# Data excerpt

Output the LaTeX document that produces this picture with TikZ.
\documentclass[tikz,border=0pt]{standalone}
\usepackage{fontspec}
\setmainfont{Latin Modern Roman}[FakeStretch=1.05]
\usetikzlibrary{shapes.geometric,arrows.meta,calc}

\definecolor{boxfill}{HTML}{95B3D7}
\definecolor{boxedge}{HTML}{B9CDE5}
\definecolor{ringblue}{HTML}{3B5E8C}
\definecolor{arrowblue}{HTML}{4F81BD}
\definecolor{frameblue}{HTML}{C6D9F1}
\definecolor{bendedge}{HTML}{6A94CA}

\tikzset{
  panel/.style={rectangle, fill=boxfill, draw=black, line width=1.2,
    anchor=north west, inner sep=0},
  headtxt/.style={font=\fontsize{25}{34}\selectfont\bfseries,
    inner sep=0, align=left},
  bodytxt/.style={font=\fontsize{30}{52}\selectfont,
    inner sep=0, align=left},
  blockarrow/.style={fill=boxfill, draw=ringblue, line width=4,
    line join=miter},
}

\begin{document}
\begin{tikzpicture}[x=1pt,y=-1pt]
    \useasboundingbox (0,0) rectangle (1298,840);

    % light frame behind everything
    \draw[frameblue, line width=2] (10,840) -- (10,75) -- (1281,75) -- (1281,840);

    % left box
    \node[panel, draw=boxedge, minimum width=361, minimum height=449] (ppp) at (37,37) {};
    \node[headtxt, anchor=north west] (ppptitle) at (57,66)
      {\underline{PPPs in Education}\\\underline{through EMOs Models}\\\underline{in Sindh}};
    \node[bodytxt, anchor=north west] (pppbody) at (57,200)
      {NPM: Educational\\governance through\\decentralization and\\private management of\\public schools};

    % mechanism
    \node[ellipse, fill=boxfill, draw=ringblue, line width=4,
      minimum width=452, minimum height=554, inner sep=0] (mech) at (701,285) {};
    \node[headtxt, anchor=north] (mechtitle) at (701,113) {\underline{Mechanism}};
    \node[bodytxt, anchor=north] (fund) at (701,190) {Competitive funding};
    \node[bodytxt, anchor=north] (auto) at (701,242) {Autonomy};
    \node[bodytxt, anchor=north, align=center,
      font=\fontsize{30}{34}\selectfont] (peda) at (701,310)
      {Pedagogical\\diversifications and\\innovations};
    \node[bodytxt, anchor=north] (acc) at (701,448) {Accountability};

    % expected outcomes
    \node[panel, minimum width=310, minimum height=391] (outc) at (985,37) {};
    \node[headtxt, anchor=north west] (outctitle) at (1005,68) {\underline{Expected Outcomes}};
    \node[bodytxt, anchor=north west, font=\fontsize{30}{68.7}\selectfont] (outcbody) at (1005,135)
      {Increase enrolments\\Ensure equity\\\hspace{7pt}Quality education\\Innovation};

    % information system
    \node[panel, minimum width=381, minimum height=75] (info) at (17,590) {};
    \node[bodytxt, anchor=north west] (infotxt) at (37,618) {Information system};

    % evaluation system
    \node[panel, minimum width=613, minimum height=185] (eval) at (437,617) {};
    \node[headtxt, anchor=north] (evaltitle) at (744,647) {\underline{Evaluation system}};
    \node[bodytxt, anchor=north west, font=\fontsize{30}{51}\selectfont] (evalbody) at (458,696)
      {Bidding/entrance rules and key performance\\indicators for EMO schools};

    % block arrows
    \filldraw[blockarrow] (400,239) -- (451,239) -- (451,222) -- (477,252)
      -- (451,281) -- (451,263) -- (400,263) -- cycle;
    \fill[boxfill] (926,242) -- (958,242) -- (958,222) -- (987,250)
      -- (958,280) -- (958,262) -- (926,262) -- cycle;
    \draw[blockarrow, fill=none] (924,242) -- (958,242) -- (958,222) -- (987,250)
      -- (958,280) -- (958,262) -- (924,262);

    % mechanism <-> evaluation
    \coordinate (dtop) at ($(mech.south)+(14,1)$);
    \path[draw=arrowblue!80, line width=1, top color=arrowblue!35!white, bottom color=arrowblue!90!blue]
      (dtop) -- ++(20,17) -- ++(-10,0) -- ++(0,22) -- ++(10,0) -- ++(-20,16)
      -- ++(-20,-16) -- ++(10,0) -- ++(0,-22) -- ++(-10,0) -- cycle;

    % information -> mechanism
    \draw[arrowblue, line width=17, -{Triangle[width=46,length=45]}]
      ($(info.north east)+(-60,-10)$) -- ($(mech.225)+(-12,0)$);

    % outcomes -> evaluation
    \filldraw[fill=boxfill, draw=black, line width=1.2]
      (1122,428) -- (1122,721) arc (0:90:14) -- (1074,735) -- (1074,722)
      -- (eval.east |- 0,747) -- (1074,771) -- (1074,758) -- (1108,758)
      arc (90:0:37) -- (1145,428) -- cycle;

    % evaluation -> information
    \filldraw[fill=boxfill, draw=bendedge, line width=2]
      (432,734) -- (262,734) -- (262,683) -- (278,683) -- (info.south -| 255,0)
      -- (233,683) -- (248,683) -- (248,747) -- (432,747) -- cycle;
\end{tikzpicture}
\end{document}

# Your instructions
Only the lines from the opening of the material through the line with "(1281,75) -- (1281,840);" should be echoed, exactly as written.

# The result
Output the LaTeX document that produces this picture with TikZ.
\documentclass[tikz,border=0pt]{standalone}
\usepackage{fontspec}
\setmainfont{Latin Modern Roman}[FakeStretch=1.05]
\usetikzlibrary{shapes.geometric,arrows.meta,calc}

\definecolor{boxfill}{HTML}{95B3D7}
\definecolor{boxedge}{HTML}{B9CDE5}
\definecolor{ringblue}{HTML}{3B5E8C}
\definecolor{arrowblue}{HTML}{4F81BD}
\definecolor{frameblue}{HTML}{C6D9F1}
\definecolor{bendedge}{HTML}{6A94CA}

\tikzset{
  panel/.style={rectangle, fill=boxfill, draw=black, line width=1.2,
    anchor=north west, inner sep=0},
  headtxt/.style={font=\fontsize{25}{34}\selectfont\bfseries,
    inner sep=0, align=left},
  bodytxt/.style={font=\fontsize{30}{52}\selectfont,
    inner sep=0, align=left},
  blockarrow/.style={fill=boxfill, draw=ringblue, line width=4,
    line join=miter},
}

\begin{document}
\begin{tikzpicture}[x=1pt,y=-1pt]
    \useasboundingbox (0,0) rectangle (1298,840);

    % light frame behind everything
    \draw[frameblue, line width=2] (10,840) -- (10,75) -- (1281,75) -- (1281,840);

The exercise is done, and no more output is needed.